Write out, word for word, the stretch of lines beginning at the one with "Output the Python" and ending at the one with "plt.rcParams['font.family'] = ['Open", omitting the images.

Provided data >>
%%

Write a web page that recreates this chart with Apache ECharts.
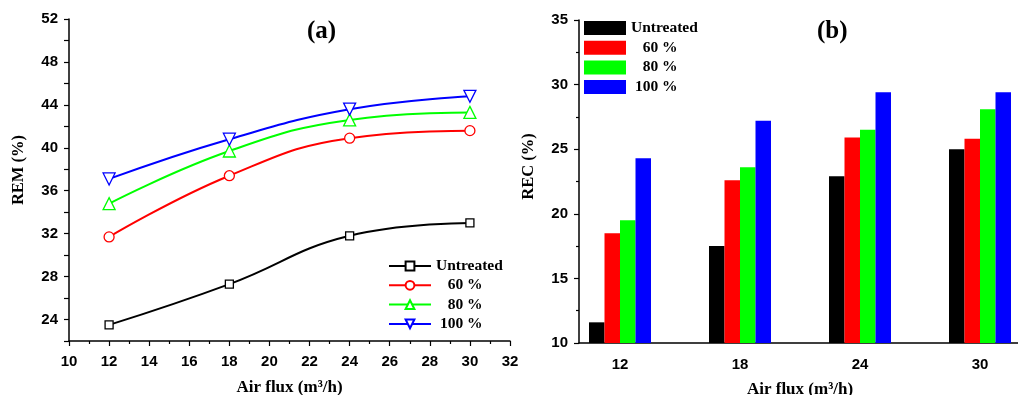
<!DOCTYPE html>
<html>
	<head>
		<meta charset="utf-8">
		<title></title>
		<script src="https://cdn.jsdelivr.net/npm/echarts@6/dist/echarts.min.js"></script>
		<style>
			body{margin:0;background:#fff;}
			#a{position:absolute;left:0;top:0;width:540px;height:395px;}
			#b{position:absolute;left:510px;top:0;width:508px;height:395px;}
		</style>
	</head>
	<body>
		<div id="a"></div>
		<div id="b"></div>

		<script>
			// 数据
			var names = ['Untreated', '60 %', '80 %', '100 %'];
			var colors = ['#000000', '#ff0000', '#00ff00', '#0000ff'];
			var flux = [12, 18, 24, 30];
			var fluxCats = ['12', '18', '24', '30'];

			// (a) REM
			var remUntreated = [23.5, 27.3, 31.8, 33.0];
			var rem60 = [31.7, 37.4, 40.9, 41.6];
			var rem80 = [34.8, 39.7, 42.6, 43.3];
			var rem100 = [37.1, 40.8, 43.6, 44.8];

			// (b) REC
			var recUntreated = [11.6, 17.5, 22.9, 25.0];
			var rec60 = [18.5, 22.6, 25.9, 25.8];
			var rec80 = [19.5, 23.6, 26.5, 28.1];
			var rec100 = [24.3, 27.2, 29.4, 29.4];

			var serif = '"Liberation Serif", "Times New Roman", serif';
			var sans = '"Liberation Sans", Arial, sans-serif';
			var pad = {'Untreated': 'Untreated', '60 %': '   60 %', '80 %': '   80 %', '100 %': ' 100 %'};

			function pairs(ys){
				return ys.map(function(y, i){ return [flux[i], y]; });
			}

			var axisBase = {
				axisLine: {lineStyle: {color: '#000', width: 1.5}},
				axisTick: {length: 5, lineStyle: {color: '#000', width: 1.2}},
				axisLabel: {color: '#000', fontFamily: sans, fontWeight: 'bold', fontSize: 15, margin: 11},
				splitLine: {show: false},
				nameTextStyle: {color: '#000', fontFamily: serif, fontWeight: 'bold', fontSize: 17}
			};
			var legendText = {color: '#000', fontFamily: serif, fontWeight: 'bold', fontSize: 15.5, lineHeight: 14};

			var chartA = echarts.init(document.getElementById('a'));
			var remData = [remUntreated, rem60, rem80, rem100];
			var symbols = ['rect', 'circle', 'triangle', 'triangle'];
			var symSize = [8, 10, 12, 12];
			var symRot = [0, 0, 0, 180];

			chartA.setOption({
				animation: false,
				grid: {left: 69, right: 30, top: 19, bottom: 54, containLabel: false, outerBoundsMode: 'none'},
				graphic: [{
					type: 'text', left: 307, top: 19,
					style: {text: '(a)', font: 'bold 25px ' + serif, fill: '#000'}
				}],
				legend: {
					orient: 'vertical', left: 388, top: 258, padding: 0,
					itemWidth: 42, itemHeight: 11, itemGap: 3.3,
					data: names,
					formatter: function(n){ return pad[n]; },
					textStyle: legendText
				},
				xAxis: Object.assign({}, axisBase, {
					type: 'value', min: 10, max: 32, interval: 2,
					minorTick: {show: true, splitNumber: 2, length: 3, lineStyle: {color: '#000', width: 1.2}},
					axisLabel: Object.assign({}, axisBase.axisLabel, {margin: 13}),
					name: 'Air flux (m³/h)', nameLocation: 'middle', nameGap: 38
				}),
				yAxis: Object.assign({}, axisBase, {
					type: 'value', min: 22, max: 52, interval: 2,
					axisLabel: Object.assign({}, axisBase.axisLabel, {
						formatter: function(v){ return v % 4 === 0 ? v : ''; }
					}),
					name: 'REM (%)', nameLocation: 'middle', nameGap: 42,
					nameTextStyle: Object.assign({}, axisBase.nameTextStyle, {fontSize: 16.5, padding: [0, 0, 0, 20]})
				}),
				series: remData.map(function(d, i){
					return {
						name: names[i], type: 'line', smooth: 0.45,
						data: pairs(d),
						symbol: symbols[i], symbolSize: symSize[i], symbolRotate: symRot[i],
						showAllSymbol: true,
						lineStyle: {color: colors[i], width: 2},
						itemStyle: {color: '#fff', borderColor: colors[i], borderWidth: 1.3}
					};
				})
			});

			var chartB = echarts.init(document.getElementById('b'));
			var recData = [recUntreated, rec60, rec80, rec100];

			chartB.setOption({
				animation: false,
				grid: [
					{left: 50, width: 480, top: 20, bottom: 52, containLabel: false, outerBoundsMode: 'none'},
					{left: 69, right: 0, top: 20, bottom: 52, containLabel: false, outerBoundsMode: 'none'}
				],
				graphic: [{
					type: 'text', left: 307, top: 19,
					style: {text: '(b)', font: 'bold 25px ' + serif, fill: '#000'}
				}],
				legend: {
					orient: 'vertical', left: 74, top: 20, padding: 0,
					icon: 'rect',
					itemWidth: 42, itemHeight: 14, itemGap: 3.7,
					data: names,
					formatter: function(n){ return pad[n]; },
					textStyle: legendText
				},
				xAxis: [
					Object.assign({}, axisBase, {
						type: 'category', gridIndex: 0, data: fluxCats, position: 'bottom',
						axisLine: {show: false},
						axisTick: {length: 5, alignWithLabel: true, lineStyle: {color: '#000', width: 1.2}},
						axisLabel: Object.assign({}, axisBase.axisLabel, {margin: 14}),
						name: 'Air flux (m³/h)', nameLocation: 'middle', nameGap: 38
					}),
					{
						type: 'value', gridIndex: 1, min: 0, max: 1,
						axisLine: {lineStyle: {color: '#000', width: 1.5}},
						axisTick: {show: false}, axisLabel: {show: false}, splitLine: {show: false}
					},
					{
						// 类目间的内侧短刻度
						type: 'category', gridIndex: 0, data: fluxCats, position: 'bottom',
						axisLine: {show: false}, axisLabel: {show: false},
						axisTick: {inside: true, length: 3, lineStyle: {color: '#000', width: 1.2},
							interval: function(i){ return i !== 0; }}
					}
				],
				yAxis: [
					{type: 'value', gridIndex: 0, min: 10, max: 35, show: false},
					Object.assign({}, axisBase, {
						type: 'value', gridIndex: 1, min: 10, max: 35, interval: 5,
						minorTick: {show: true, splitNumber: 2, length: 3, lineStyle: {color: '#000', width: 1.2}},
						name: 'REC (%)', nameLocation: 'middle', nameGap: 42,
						nameTextStyle: Object.assign({}, axisBase.nameTextStyle, {fontSize: 16.5, padding: [0, 0, 0, 30]})
					})
				],
				series: recData.map(function(d, i){
					return {
						name: names[i], type: 'bar', xAxisIndex: 0, yAxisIndex: 0,
						data: d, barWidth: 15.5, barGap: '0%',
						itemStyle: {color: colors[i]}
					};
				})
			});
		</script>
	</body>
</html>
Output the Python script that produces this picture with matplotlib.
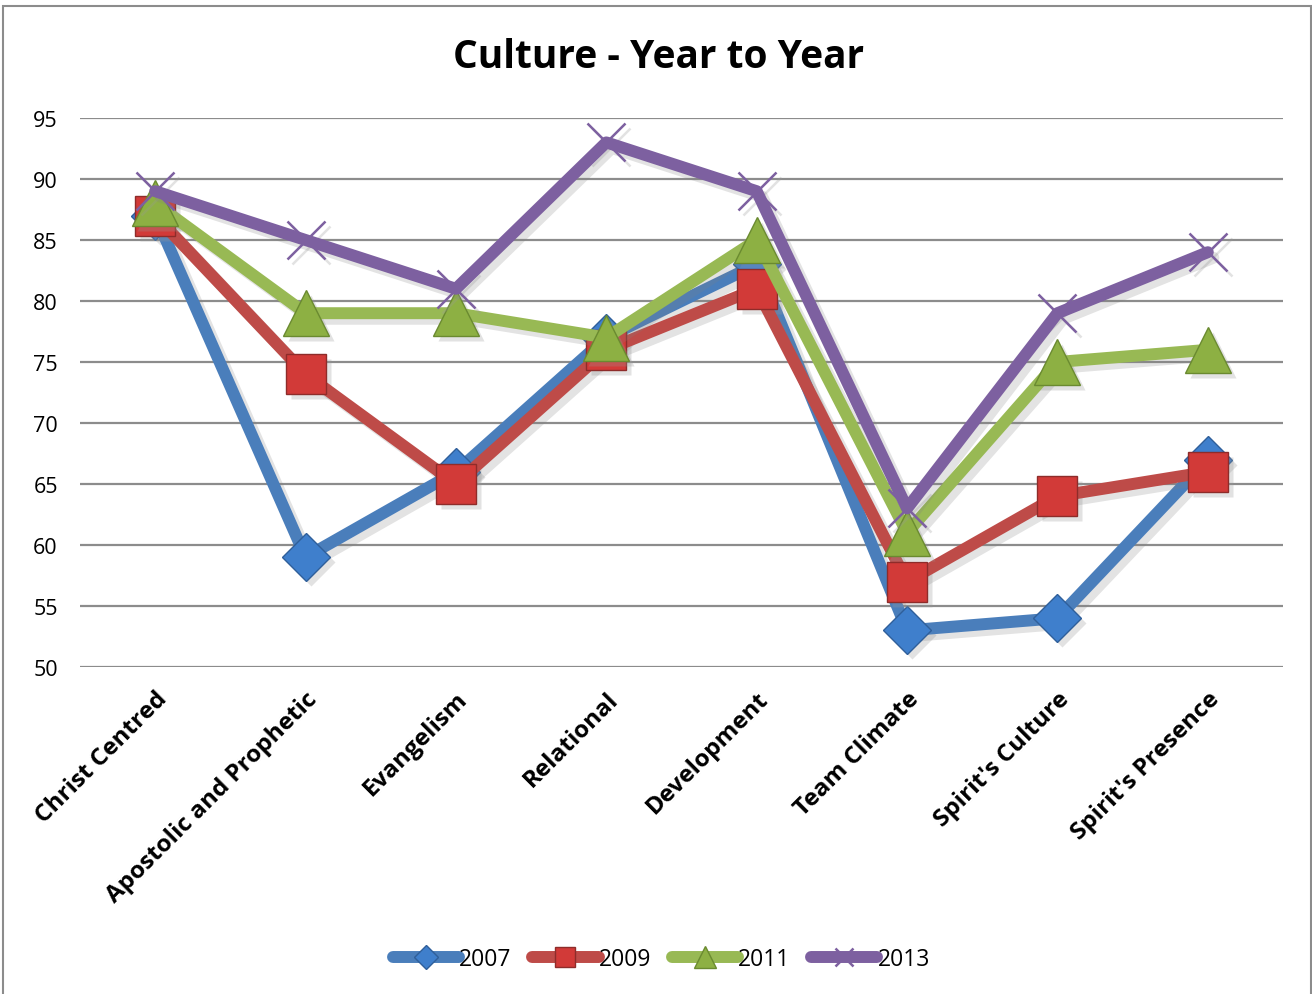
import matplotlib
matplotlib.use("Agg")
import matplotlib.pyplot as plt
import matplotlib.patheffects as pe
from matplotlib.patches import Rectangle
from matplotlib.transforms import offset_copy

categories = ["Christ Centred", "Apostolic and Prophetic", "Evangelism", "Relational",
              "Development", "Team Climate", "Spirit's Culture", "Spirit's Presence"]
years = ["2007", "2009", "2011", "2013"]
v2007 = [87, 59, 66, 77, 83, 53, 54, 67]
v2009 = [87, 74, 65, 76, 81, 57, 64, 66]
v2011 = [88, 79, 79, 77, 85, 61, 75, 76]
v2013 = [89, 85, 81, 93, 89, 63, 79, 84]
yticks = [50, 55, 60, 65, 70, 75, 80, 85, 90, 95]

plt.rcParams['font.family'] = ['Open Sans', 'DejaVu Sans']

fig = plt.figure(figsize=(13.12, 9.95), dpi=100)
ax = fig.add_axes([80 / 1312, 1 - 668 / 995, (1283 - 80) / 1312, (668 - 119) / 995])

styles = [
    dict(color="#4A7EBB", marker="D", mfc="#3F7FCC", mec="#2F5F9A", ms=24, mew=1.0),
    dict(color="#BE4B48", marker="s", mfc="#D23A38", mec="#8E2C2A", ms=29, mew=1.0),
    dict(color="#98B954", marker="^", mfc="#8DB043", mec="#6A8A30", ms=33, mew=1.0),
    dict(color="#7D60A0", marker="x", mfc="#7D60A0", mec="#7D60A0", ms=27, mew=1.8),
]
series = [v2007, v2009, v2011, v2013]
x = list(range(len(categories)))

line_shadow = [pe.SimpleLineShadow(offset=(4, -4), shadow_color="#808080", alpha=0.22), pe.Normal()]
shadow_tr = offset_copy(ax.transData, fig=fig, x=5, y=-5, units="dots")

for i, (vals, st, yr) in enumerate(zip(series, styles, years)):
    z = 3 + 2 * i
    # soft drop shadow under the markers
    ax.plot(x, vals, ls="none", marker=st["marker"], markersize=st["ms"],
            markerfacecolor="#9A9A9A", markeredgecolor="#9A9A9A" if st["marker"] == "x" else "none",
            markeredgewidth=st["mew"], alpha=0.28, transform=shadow_tr, zorder=z - 0.5)
    ax.plot(x, vals, color=st["color"], lw=8.6, solid_capstyle="round", solid_joinstyle="round",
            zorder=z, path_effects=line_shadow)
    ax.plot(x, vals, ls="none", marker=st["marker"], markersize=st["ms"],
            markerfacecolor=st["mfc"], markeredgecolor=st["mec"],
            markeredgewidth=st["mew"], zorder=z + 0.5)

# legend entries combine the series line and its marker
handles = [plt.Line2D([], [], color=st["color"], lw=8.6, solid_capstyle="round",
                      marker=st["marker"], markersize=st["ms"] * 0.5,
                      markerfacecolor=st["mfc"], markeredgecolor=st["mec"],
                      markeredgewidth=st["mew"])
           for st in styles]

ax.set_xlim(-0.5, len(categories) - 0.5)
ax.set_ylim(50, 95)
ax.set_yticks(yticks)
ax.set_yticklabels([str(t) for t in yticks], fontsize=15.5)
ax.grid(axis="y", color="#8C8C8C", lw=1.6)
ax.set_axisbelow(True)
for s in ax.spines.values():
    s.set_visible(False)
ax.tick_params(axis="both", length=0)
ax.tick_params(axis="y", pad=16)
ax.set_xticks(x)
ax.set_xticklabels(categories, rotation=45, ha="right", rotation_mode="anchor",
                   fontsize=17.5, fontweight="bold")
ax.tick_params(axis="x", pad=14)

fig.text(0.502, 1 - 58 / 995, "Culture - Year to Year", ha="center", va="center",
         fontsize=28, fontweight="bold")

fig.legend(handles, years, loc="center", bbox_to_anchor=(0.504, 1 - 960 / 995), ncol=4,
           frameon=False, fontsize=16.5, handlelength=2.9, columnspacing=0.9,
           handletextpad=0.0)

fig.patches.append(Rectangle((3 / 1312, -0.01), 1308 / 1312, 1 - 7 / 995 + 0.01,
                             transform=fig.transFigure, fill=False, edgecolor="#8C8C8C", lw=1.5))

fig.savefig("out.png", dpi=100)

%%

Correct output >>
Output the Python script that produces this picture with matplotlib.
import matplotlib
matplotlib.use("Agg")
import matplotlib.pyplot as plt
import matplotlib.patheffects as pe
from matplotlib.patches import Rectangle
from matplotlib.transforms import offset_copy

categories = ["Christ Centred", "Apostolic and Prophetic", "Evangelism", "Relational",
              "Development", "Team Climate", "Spirit's Culture", "Spirit's Presence"]
years = ["2007", "2009", "2011", "2013"]
v2007 = [87, 59, 66, 77, 83, 53, 54, 67]
v2009 = [87, 74, 65, 76, 81, 57, 64, 66]
v2011 = [88, 79, 79, 77, 85, 61, 75, 76]
v2013 = [89, 85, 81, 93, 89, 63, 79, 84]
yticks = [50, 55, 60, 65, 70, 75, 80, 85, 90, 95]

plt.rcParams['font.family'] = ['Open Sans', 'DejaVu Sans']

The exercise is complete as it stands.